1) Dado amostra grande o suficiente de alguma distribuição, podemos aproximá-la eficientemente com um modelo estatístico, o que é conhecido como teorema da aproximação universal.
2) Uma amostra estatística de um fenômeno é suficiente para automatizar , raciocinar , prever o fenômeno;
No entanto, essas 2 hipóteses na maioria das vezes não ocorre na realidade:
1º Problema: Aproximação universal não é universal
There is a theoretical result known as the universal approximation theorem. In summary it states that any function can be approximated to an arbitrary precision by (at least) three level composition of real functions, such as e.g. a multilayer perceptron with sigmoidal activation. This is a mathematical statement, but a rather existential one. It does not say if such approximation would be practical or achievable with, say, gradient descent approach. It merely states that such approximation exists. As with many such existential arguments, their applicability to real world is limited.
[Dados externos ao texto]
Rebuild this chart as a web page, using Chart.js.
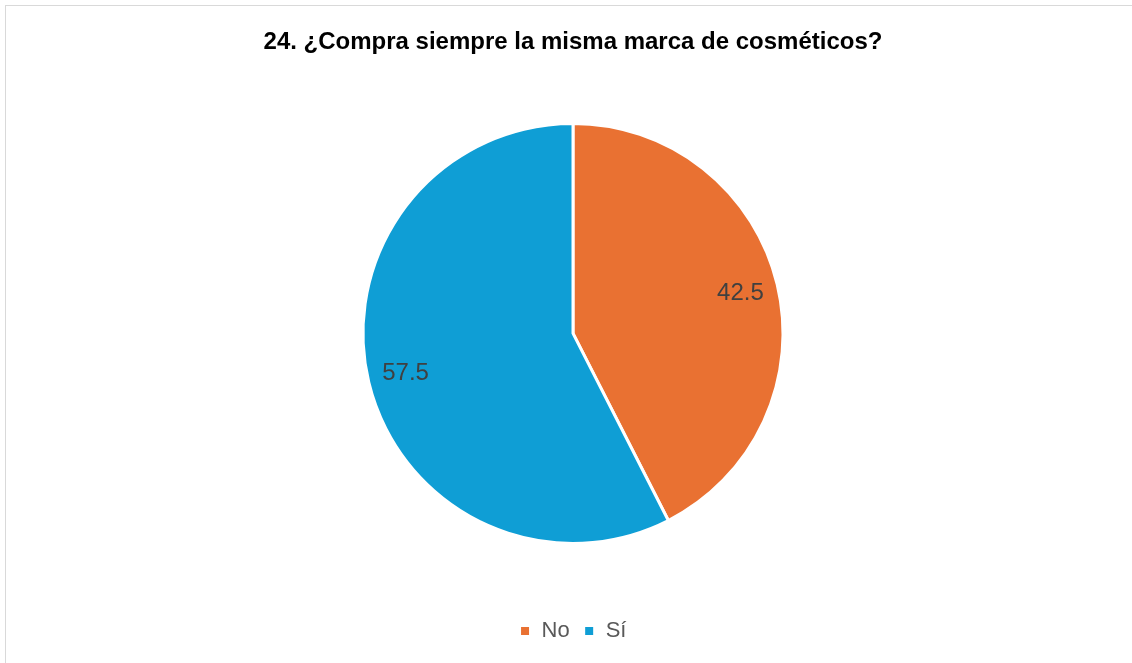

In the real world, we work with strictly finite (in fact even "small") systems that we simulate on the computer. Even though the models we exercise are "small", the parameter spaces are large enough, such that we cannot possibly search any significant portion of them. Instead we use gradient descent methods to actually find a solution, but by no means there are guarantees that we can find the best solution (or even good at all).[..]
2º Problema: O teorema do limite central tem limites
The second issue is that any time a dataset is created, it is assumed that the data contained in the set has a complete description of the phenomenon, and that there is a (high dimensional) distribution localised on some low dimensional manifold which captures the essence of the phenomenon. This strong belief is in part caused by the belief in the central limit theorem: a mathematical result that tells us something about averaging of random variables. [..]But there is a fine print: the theorem assumes that the original random variables had finite variance and expected values, were independent and identically distributed. Not all distributions have those properties! In particular critical phenomena exhibit fat tail distributions which often have unbounded variance and undefined expected values (not to mention many real world samples are actually not independent or identically distributed).
3º Problema: O mundo está sempre mudando ( em termos técnicos: o mundo é não estacionário)
Aside from the fact that many real world phenomena may exhibit rather hairy fat tail distributions, there is another quirk which is often not captured in datasets: that phenomena are not always stationary. In other words, the world keeps evolving, changing the context and consequently altering fundamental statistical properties of many real world phenomena. Therefore a stationary distribution (a snapshot) at a given time may not work indefinitely[...]
These things happen all the time, potentially changing the daily/weekly/monthly patterns of behaviours. The pace at which things are changing may be to quick for statistical models to follow, even if they retrain online. Granted there are certainly aspects of behaviour and some humans which are very stable: some people work in the same place for many years and have very stable patterns of behaviours. But this cannot be assumed in general.